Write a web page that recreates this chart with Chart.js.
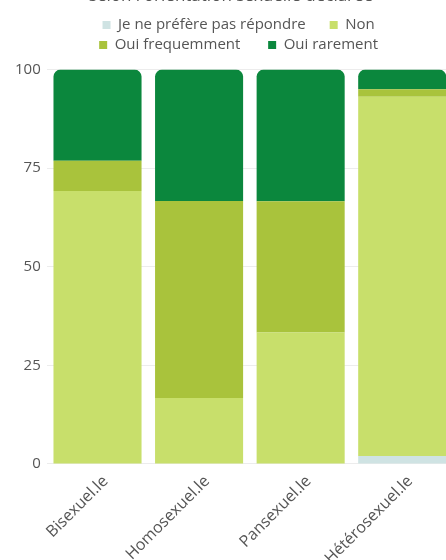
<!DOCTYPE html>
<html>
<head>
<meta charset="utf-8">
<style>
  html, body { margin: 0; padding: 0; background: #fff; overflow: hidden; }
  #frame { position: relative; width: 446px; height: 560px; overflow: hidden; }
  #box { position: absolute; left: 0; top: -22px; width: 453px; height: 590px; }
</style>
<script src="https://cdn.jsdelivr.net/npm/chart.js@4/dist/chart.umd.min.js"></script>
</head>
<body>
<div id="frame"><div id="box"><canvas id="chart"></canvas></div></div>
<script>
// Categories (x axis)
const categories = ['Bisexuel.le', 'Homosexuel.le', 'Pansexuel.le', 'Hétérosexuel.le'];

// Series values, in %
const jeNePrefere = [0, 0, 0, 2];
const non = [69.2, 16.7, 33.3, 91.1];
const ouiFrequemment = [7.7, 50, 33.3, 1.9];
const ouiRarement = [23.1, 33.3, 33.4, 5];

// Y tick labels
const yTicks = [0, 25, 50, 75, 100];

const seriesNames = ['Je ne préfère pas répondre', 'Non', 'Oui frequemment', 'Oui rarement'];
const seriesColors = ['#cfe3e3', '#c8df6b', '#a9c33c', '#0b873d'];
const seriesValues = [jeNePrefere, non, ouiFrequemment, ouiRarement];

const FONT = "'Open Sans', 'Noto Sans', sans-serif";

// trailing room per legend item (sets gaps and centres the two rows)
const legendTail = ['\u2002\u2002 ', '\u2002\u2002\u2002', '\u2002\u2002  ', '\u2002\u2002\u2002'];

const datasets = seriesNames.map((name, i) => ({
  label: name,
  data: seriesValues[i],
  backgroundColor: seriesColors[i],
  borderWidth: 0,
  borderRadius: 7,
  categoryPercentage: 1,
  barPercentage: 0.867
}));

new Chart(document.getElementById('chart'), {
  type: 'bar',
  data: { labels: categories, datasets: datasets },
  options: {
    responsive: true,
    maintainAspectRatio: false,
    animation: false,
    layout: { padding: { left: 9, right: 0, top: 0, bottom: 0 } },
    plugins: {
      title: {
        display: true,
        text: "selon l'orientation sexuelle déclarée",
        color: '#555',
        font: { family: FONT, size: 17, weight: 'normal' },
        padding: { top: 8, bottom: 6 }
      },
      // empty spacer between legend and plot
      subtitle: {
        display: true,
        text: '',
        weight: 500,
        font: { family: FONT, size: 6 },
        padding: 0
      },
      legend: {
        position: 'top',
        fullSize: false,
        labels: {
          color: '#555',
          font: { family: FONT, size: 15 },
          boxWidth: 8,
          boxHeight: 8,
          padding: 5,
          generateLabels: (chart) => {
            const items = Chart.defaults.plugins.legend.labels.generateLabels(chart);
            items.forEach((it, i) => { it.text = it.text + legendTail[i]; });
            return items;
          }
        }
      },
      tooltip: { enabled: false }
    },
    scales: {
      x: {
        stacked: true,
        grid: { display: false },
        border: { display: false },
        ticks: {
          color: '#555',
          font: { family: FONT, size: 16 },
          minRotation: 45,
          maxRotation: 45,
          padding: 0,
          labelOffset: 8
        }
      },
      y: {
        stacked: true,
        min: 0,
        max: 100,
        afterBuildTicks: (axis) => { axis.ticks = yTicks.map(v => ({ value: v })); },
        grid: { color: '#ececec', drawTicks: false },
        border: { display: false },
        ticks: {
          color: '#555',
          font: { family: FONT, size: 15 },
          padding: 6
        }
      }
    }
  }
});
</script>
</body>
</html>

______________________________

Exclude the images and reproduce the remaining data exactly.

FULL OUTPUT.
Write a web page that recreates this chart with Chart.js.
<!DOCTYPE html>
<html>
<head>
<meta charset="utf-8">
<style>
  html, body { margin: 0; padding: 0; background: #fff; overflow: hidden; }
  #frame { position: relative; width: 446px; height: 560px; overflow: hidden; }
  #box { position: absolute; left: 0; top: -22px; width: 453px; height: 590px; }
</style>
<script src="https://cdn.jsdelivr.net/npm/chart.js@4/dist/chart.umd.min.js"></script>
</head>
<body>
<div id="frame"><div id="box"><canvas id="chart"></canvas></div></div>
<script>
// Categories (x axis)
const categories = ['Bisexuel.le', 'Homosexuel.le', 'Pansexuel.le', 'Hétérosexuel.le'];

// Series values, in %
const jeNePrefere = [0, 0, 0, 2];
const non = [69.2, 16.7, 33.3, 91.1];
const ouiFrequemment = [7.7, 50, 33.3, 1.9];
const ouiRarement = [23.1, 33.3, 33.4, 5];

// Y tick labels
const yTicks = [0, 25, 50, 75, 100];

const seriesNames = ['Je ne préfère pas répondre', 'Non', 'Oui frequemment', 'Oui rarement'];
const seriesColors = ['#cfe3e3', '#c8df6b', '#a9c33c', '#0b873d'];
const seriesValues = [jeNePrefere, non, ouiFrequemment, ouiRarement];

const FONT = "'Open Sans', 'Noto Sans', sans-serif";

// trailing room per legend item (sets gaps and centres the two rows)
const legendTail = ['\u2002\u2002 ', '\u2002\u2002\u2002', '\u2002\u2002  ', '\u2002\u2002\u2002'];

const datasets = seriesNames.map((name, i) => ({
  label: name,
  data: seriesValues[i],
  backgroundColor: seriesColors[i],
  borderWidth: 0,
  borderRadius: 7,
  categoryPercentage: 1,
  barPercentage: 0.867
}));

new Chart(document.getElementById('chart'), {
  type: 'bar',
  data: { labels: categories, datasets: datasets },
  options: {
    responsive: true,
    maintainAspectRatio: false,
    animation: false,
    layout: { padding: { left: 9, right: 0, top: 0, bottom: 0 } },
    plugins: {
      title: {
        display: true,
        text: "selon l'orientation sexuelle déclarée",
        color: '#555',
        font: { family: FONT, size: 17, weight: 'normal' },
        padding: { top: 8, bottom: 6 }
      },
      // empty spacer between legend and plot
      subtitle: {
        display: true,
        text: '',
        weight: 500,
        font: { family: FONT, size: 6 },
        padding: 0
      },
      legend: {
        position: 'top',
        fullSize: false,
        labels: {
          color: '#555',
          font: { family: FONT, size: 15 },
          boxWidth: 8,
          boxHeight: 8,
          padding: 5,
          generateLabels: (chart) => {
            const items = Chart.defaults.plugins.legend.labels.generateLabels(chart);
            items.forEach((it, i) => { it.text = it.text + legendTail[i]; });
            return items;
          }
        }
      },
      tooltip: { enabled: false }
    },
    scales: {
      x: {
        stacked: true,
        grid: { display: false },
        border: { display: false },
        ticks: {
          color: '#555',
          font: { family: FONT, size: 16 },
          minRotation: 45,
          maxRotation: 45,
          padding: 0,
          labelOffset: 8
        }
      },
      y: {
        stacked: true,
        min: 0,
        max: 100,
        afterBuildTicks: (axis) => { axis.ticks = yTicks.map(v => ({ value: v })); },
        grid: { color: '#ececec', drawTicks: false },
        border: { display: false },
        ticks: {
          color: '#555',
          font: { family: FONT, size: 15 },
          padding: 6
        }
      }
    }
  }
});
</script>
</body>
</html>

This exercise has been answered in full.